"É preciso um Conselho Constitucional sem amarras políticas"
27 de maio de 2025A Assembleia da República de Moçambique elegeu esta terça-feira (27.05), por unanimidade, Alberto Nkutumula como juiz conselheiro do Conselho Constitucional, em substituição de Mateus Saíze.
Nkutumula tem uma forte ligação ao partido no poder, a Frente de Libertação de Moçambique (FRELIMO). A DW questionou Ivan Maússe, investigador do Centro de Integridade Pública (CIP), sobre se esta foi uma oportunidade perdida para reforçar a independência do Conselho Constitucional.
Após as últimas eleições gerais, em outubro, face a várias alegações de fraude, os juízes do Conselho Constitucional foram alvo de duras críticas, embora o órgão tenha recusado as acusações de parcialidade. Ainda assim, o Presidente moçambicano, Daniel Chapo, prometeu reformas para tornar o sistema judicial mais independente, incluindo transformar o Conselho em Tribunal Constitucional.
Em entrevista à DW, o investigador Ivan Maússe defende a profissionalização do Conselho Constitucional, mas considera que o desafio poderá estar na ética de quem é nomeado.
DW África: Considera que este é o momento mais adequado para a nomeação de Alberto Nkutumula, tendo em conta a sua forte ligação ao partido FRELIMO?
Ivan Mausse (IM): Primeiro, é preciso considerar que a indicação de Alberto Nkutumula para o cargo de juiz conselheiro do Conselho Constitucional resulta da vacatura deixada por Mateus Saíze, que foi nomeado para o cargo de ministro da Justiça. Num contexto como este, em que o Conselho Constitucional deve funcionar com sete juízes, era necessária nomear alguém para ocupar aquele cargo.
Agora, em relação à pessoa indicada, é preciso considerar que a vacatura deixada por Mateus Saíze, na verdade, deveria ser preenchida por alguém que advém do Parlamento, mas indicado pelos deputados da Assembleia da República, de acordo com a proporcionalidade dos deputados lá existentes. Neste caso em concreto, temos uma situação em que o partido FRELIMO, que é o partido maioritário na Assembleia da República, tem mais poder para indicar um juiz conselheiro para poder ocupar aquele cargo.
DW África: O Conselho Constitucional tem sido acusado de estar politizado. Que leitura faz disso num momento em que o sistema eleitoral moçambicano está a ser amplamente debatido?
IM: O que é unânime na opinião pública moçambicana, sobretudo entre os vários estudiosos da área jurídica, é que é necessário que o Conselho Constitucional se torne um órgão profissionalizado.
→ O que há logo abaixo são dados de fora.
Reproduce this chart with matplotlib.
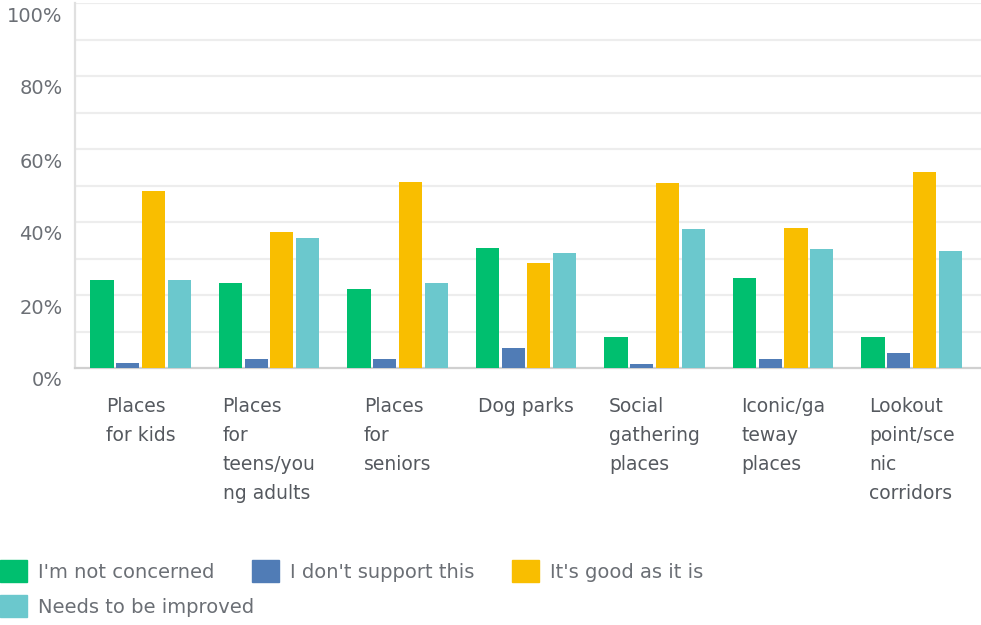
import matplotlib.pyplot as plt
import matplotlib.transforms as mtransforms
from matplotlib.patches import Patch
import numpy as np

plt.rcParams['font.family'] = ['DejaVu Sans']

categories = ["Places\nfor kids", "Places\nfor\nteens/you\nng adults", "Places\nfor\nseniors",
              "Dog parks", "Social\ngathering\nplaces", "Iconic/ga\nteway\nplaces",
              "Lookout\npoint/sce\nnic\ncorridors"]
series_names = ["I'm not concerned", "I don't support this", "It's good as it is", "Needs to be improved"]
not_concerned = [24.1, 23.2, 21.6, 33.0, 8.6, 24.7, 8.6]
dont_support = [1.3, 2.6, 2.6, 5.6, 1.1, 2.5, 4.0]
good_as_is = [48.6, 37.2, 51.0, 28.7, 50.6, 38.4, 53.6]
needs_improved = [24.0, 35.7, 23.2, 31.6, 38.1, 32.6, 32.0]
colors = ["#00bf6f", "#507cb6", "#f9be00", "#6bc8cd"]

fig = plt.figure(figsize=(9.81, 6.25), dpi=100)
ax = fig.add_axes([75 / 981, 1 - 368 / 625, 1 - 75 / 981, (368 - 3) / 625])

x = np.arange(len(categories))
all_series = [not_concerned, dont_support, good_as_is, needs_improved]
for k, vals in enumerate(all_series):
    ax.bar(x + (k - 1.5) * 0.2, vals, width=0.18, color=colors[k], zorder=3)

ax.set_xlim(-0.51, 6.54)
ax.set_ylim(0, 100)

for g in range(10, 101, 10):
    ax.axhline(g, color="#ededed", lw=1.6, zorder=1)

ax.set_yticks(range(0, 101, 20))
ax.set_yticklabels([f"{v}%" for v in range(0, 101, 20)], fontsize=14, color="#6b6f75")
ax.tick_params(axis="y", length=0, pad=9)
offset = mtransforms.ScaledTranslation(0, -11 / 100, fig.dpi_scale_trans)
for lab in ax.get_yticklabels():
    lab.set_transform(lab.get_transform() + offset)

ax.set_xticks(x)
ax.set_xticklabels(categories, fontsize=13.5, color="#55595f", linespacing=1.66,
                   multialignment="left", va="top")
ax.tick_params(axis="x", length=0, pad=21)

for s in ["top", "right"]:
    ax.spines[s].set_visible(False)
ax.spines["left"].set_color("#e0e0e0")
ax.spines["left"].set_linewidth(1.6)
ax.spines["bottom"].set_color("#d0d0d0")
ax.spines["bottom"].set_linewidth(1.6)

# legend: flowing rows, first row three entries, second row one
handles = [Patch(facecolor=c, edgecolor=c) for c in colors]
leg_kw = dict(loc="upper left", frameon=False, fontsize=14, labelcolor="#6b6f75",
              handlelength=1.39, handleheight=1.39, handletextpad=0.55,
              columnspacing=1.95, borderaxespad=0, borderpad=0)
fig.legend(handles[:3], series_names[:3], ncol=3,
           bbox_to_anchor=(0.0, 1 - 560 / 625), **leg_kw)
fig.legend(handles[3:], series_names[3:], ncol=1,
           bbox_to_anchor=(0.0, 1 - 595 / 625), **leg_kw)

fig.savefig("out.png", dpi=100)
Isso significa que o Conselho Constitucional deveria ser uma entidade em que os indicados ou nomeados como juízes conselheiros não o sejam com base na confiança política conferida pela Assembleia da República. Poderiam ser nomeados por carreira, seriam indivíduos que, de alguma forma, não teriam amarras políticas, não tomariam decisões com base em favoritismos partidários nem procurariam agradar a quem os nomeou.
Mas não digo que esta solução seja cabal, porque o grande problema que temos em Moçambique é o compromisso que cada pessoa tem em relação ao juramento que faz quando toma posse. Para mim, é mais um problema ético do que necessariamente um problema político-partidário.
DW África: Esta nomeação representa, na sua opinião, uma oportunidade perdida para reforçar a independência do Conselho Constitucional?
IM: Eu penso que sim, porque é um debate quase maduro: É preciso que o Conselho Constitucional não seja um órgão político, mas jurisdicional. Porque, na atual composição que temos, é uma entidade que, para além de ser jurisdicional, é política.
Naquelas questões que deve decidir quando, por exemplo, não existe um quadro legal, o Conselho Constitucional pode muito bem estabelecer jurisprudência, com força obrigatória. Então, num contexto em que temos uma entidade que pode decidir fora daquilo que a lei estabelece, ou para além daquilo que a lei estabelece, é necessário que seja um Conselho Constitucional composto por indivíduos que não tenham nenhum vínculo político ou qualquer tipo de compromisso político.
DW África: Como interpreta o perfil e o percurso político de Alberto Nkutumula à luz da função que agora irá desempenhar?
IM: É uma questão amplamente conhecida que Alberto Nkutumula é membro do partido FRELIMO e já ocupou vários cargos políticos: Foi vice-ministro da Justiça e ministro da Juventude e Desportos. No entanto, apesar dessa sua ligação político-partidária, temos de assumir que existe uma legislação que tem de cumprir e um conjunto de deveres profissionais.
O que esperamos, de facto, é que ele assuma esses compromissos estatutários que resultam da lei e faça o seu trabalho, tendo em conta o que a legislação estabelece, e não se deixe pressionar por qualquer tipo de compromisso político ou por tentativas de agradar a quem o nomeou.